A little known but increasingly widespread form of BDD is muscle dysmorphia. How many men do you know who are, frankly, obsessed with 'gains' and looking as 'big' as possible - but are never quite satisfied? I think it's time to start asking questions. Could it be, perhaps, that society has consistently stifled male emotional expression and, consequently, men are deeply ashamed about their secret capacity for societally-determined 'feminine' emotions? Are they therefore compensating through making themselves appear as 'masculine' as possible? No matter how much theorising we might do about the ostensibly 'new' phenomenon of muscle dysmorphia, the point is this: prescriptive notions of gender, and in particular masculinity, are turning many men towards destructive behaviours. Like many forms of body image disorders (and their natural bedfellow - the eating disorder), these obsessive behaviours, cognitive distortions, and the correlation of self-worth with body image, are often symptoms of deeper psychological distress.
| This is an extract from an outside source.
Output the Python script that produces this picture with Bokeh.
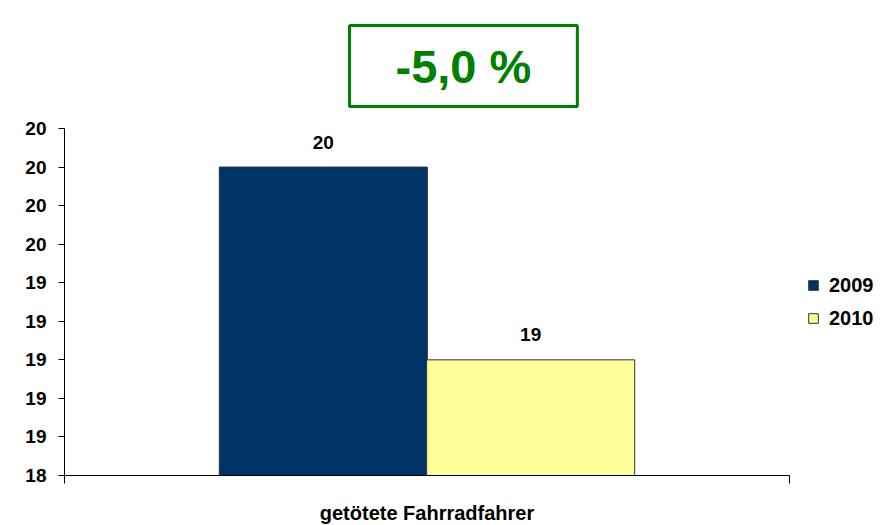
from bokeh.plotting import figure
from bokeh.models import (FactorRange, Range1d, FixedTicker, LinearAxis, ColumnDataSource,
                          Legend, LegendItem, Title)
from bokeh.transform import dodge
from bokeh.core.properties import value
from bokeh.embed import file_html
from bokeh.resources import INLINE

category = ["getötete Fahrradfahrer"]
years = ["2009", "2010"]
values = [20, 19]
colors = ["#003366", "#FFFF99"]
change_text = "-5,0 %"
y_ticks = [18.4, 18.6, 18.8, 19.0, 19.2, 19.4, 19.6, 19.8, 20.0, 20.2]
y_tick_labels = ["18", "19", "19", "19", "19", "19", "20", "20", "20", "20"]

FONT = "Liberation Sans"

title = Title(text=change_text, align="left", offset=285, standoff=44,
              text_font=FONT, text_font_style="bold", text_font_size="47px",
              text_color="#008000", border_line_color="#008000", border_line_width=3,
              background_fill_color="white", padding=(46, 14))

p = figure(frame_width=725, frame_height=347, x_range=FactorRange(*category, range_padding=0),
           y_range=Range1d(y_ticks[0], y_ticks[-1]), title=title,
           output_backend="svg", toolbar_location=None,
           min_border_left=64, min_border_right=102, min_border_top=128, min_border_bottom=50)
p.outline_line_color = None
p.xgrid.visible = False
p.ygrid.visible = False
p.background_fill_color = "white"
p.border_fill_color = "white"

# y axis
p.yaxis.ticker = FixedTicker(ticks=y_ticks)
p.yaxis.major_label_overrides = {t: l for t, l in zip(y_ticks, y_tick_labels)}
p.yaxis.major_tick_out = 6
p.yaxis.major_tick_in = 0
p.yaxis.minor_tick_line_color = None
p.yaxis.axis_line_color = "black"
p.yaxis.major_tick_line_color = "black"
p.yaxis.major_label_text_font = FONT
p.yaxis.major_label_text_font_style = "bold"
p.yaxis.major_label_text_font_size = "19px"
p.yaxis.major_label_text_color = "black"
p.yaxis.major_label_standoff = 12

# x axis (category label)
xa = p.xaxis[0]
xa.axis_line_color = None
xa.major_tick_line_color = None
xa.minor_tick_line_color = None
xa.major_label_text_font = FONT
xa.major_label_text_font_style = "bold"
xa.major_label_text_font_size = "20px"
xa.major_label_text_color = "black"
xa.major_label_standoff = 12

# frame axis line with end ticks at the category boundaries
edge_axis = LinearAxis(ticker=FixedTicker(ticks=[0, 1]),
                       major_label_overrides={0: "", 1: ""},
                       major_label_text_font_size="0px",
                       major_tick_out=8, major_tick_in=0, major_label_standoff=0,
                       axis_line_color="black", major_tick_line_color="black",
                       minor_tick_line_color=None)
p.below.insert(0, edge_axis)

offsets = [-0.143, 0.143]
items = []
for yr, v, c, off in zip(years, values, colors, offsets):
    src = ColumnDataSource(dict(cat=category, val=[v], lab=[str(v)]))
    r = p.vbar(x=dodge("cat", off, range=p.x_range), top="val", bottom=y_ticks[0], width=0.287,
               source=src, fill_color=c, line_color="#333333", line_width=1)
    p.text(x=dodge("cat", off, range=p.x_range), y="val", text="lab", source=src,
           text_font=value(FONT), text_font_style="bold", text_font_size="19px",
           text_align="center", text_baseline="alphabetic", y_offset=-25, text_color="black")
    items.append(LegendItem(label=yr, renderers=[r]))

legend = Legend(items=items, location="center_left", glyph_width=12, glyph_height=12,
                label_text_font=FONT, label_text_font_style="bold", label_text_font_size="20px",
                label_text_color="black", label_standoff=10, spacing=10, padding=0, margin=18,
                border_line_color=None, background_fill_alpha=0, label_height=20)
p.add_layout(legend, "right")

open("out.html", "w").write(file_html(p, INLINE))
Anyone who has suffered with BDD, totally irrespective of gender or sexual orientation, faces a civil war between body and mind each and every day. It is a war that cannot be won alone, and what's more, it's a war that many people don't even realise they shouldn't have to be fighting. It's one that I fight each and every day and have done for the best part of the last decade, so if challenging ridiculous gender prescriptivism and cultivating an open, tolerant society in which we aren't fat-shaming, bigoted homophobes (I'm looking at you, Northern Ireland) might go at least some way to winning the war against BDD - then please, let's all try and do that.